There and Not Here: Chronicles of Art and Loss - Reading by Timothy Mathews
This event will launch the "FRICTION: French Research in Culture Theory and Imagination" seminar series, which sets out to explore the latest research in French Studies, promoting the rub between disciplines and practices that are enriching the field.
About this event
"Why read? To engage. Why write? To engage. Why both at once? To understand myself, my imagination, my imagination of others, myself in relation to others. Maybe the loss of sharing, and sharing that loss, can fashion a community without imposing it. Maybe."

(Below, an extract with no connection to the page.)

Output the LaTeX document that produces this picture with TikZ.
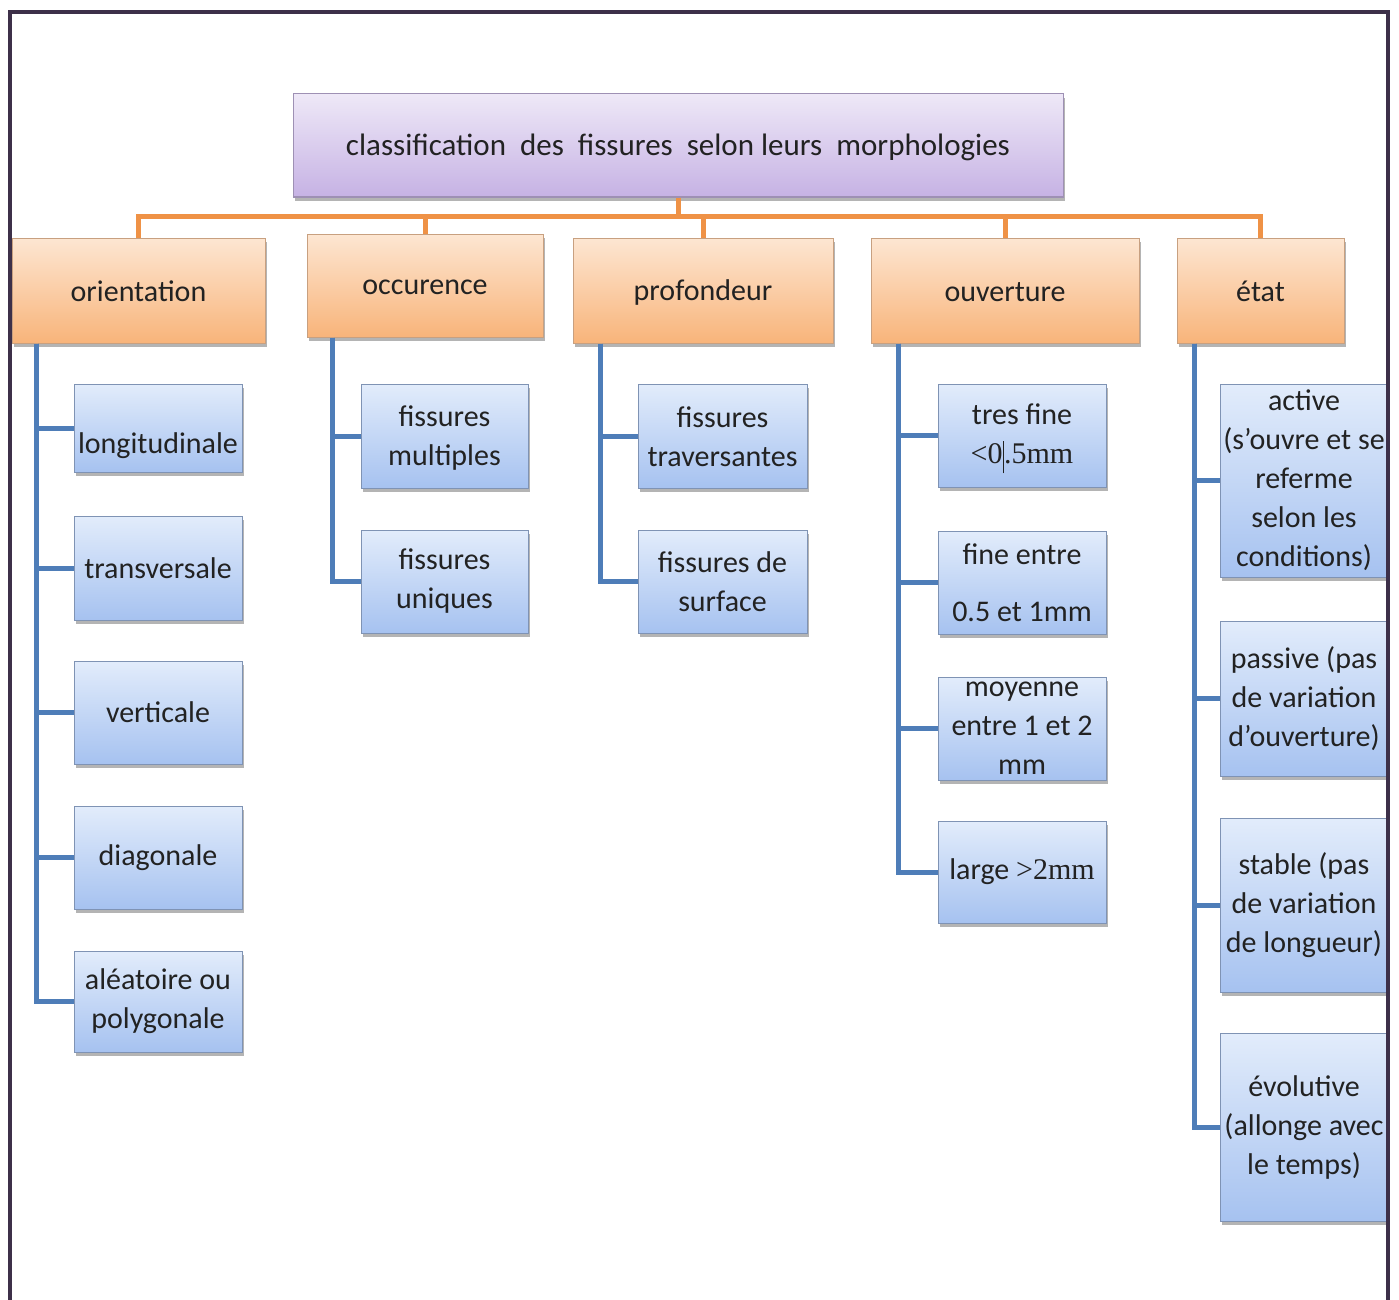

Join Professor Timothy Mathews as he reads from There and Not Here: Chronicles of Art and Loss, a collection of poetic essays written in response to works of art. These range from film, novels and installations, and include Pedro Almodóvar, William Kentridge, and Barbara Hepworth, as well as William Shakespeare and Diego Velásquez. The book explores the strength of feeling, especially grief, as a path to communication, to an understanding of what unites and divides, and ultimately offers its own path to a constellation of engagements with life.
Speaker - Professor Timothy Mathews
Timothy Mathews is Emeritus Professor of French and Comparative Criticism, University College London. He is fascinated by what engaging with art can tell us about engaging with people, and explores this in a variety of idioms. He has written on many modern and contemporary artists and writers, and before There and Not Here his most recent book was Alberto Giacometti: the Art of Relation (2014). His co-edited books include Tradition, Translation, Trauma, with Jan Parker (2011), Poetic Biopolitics, with Peg Rawes and Stephen Loo (2015), and The Modernist Bestiary, with Sarah Kay (2020). His most recent translation is of a novel by Guillaume Apollinaire, Seated Woman (2022). He is Officier dans l’Ordre des Palmes Académiques, a member of the Academy of Europe, and a Fellow of the Royal Society of Arts.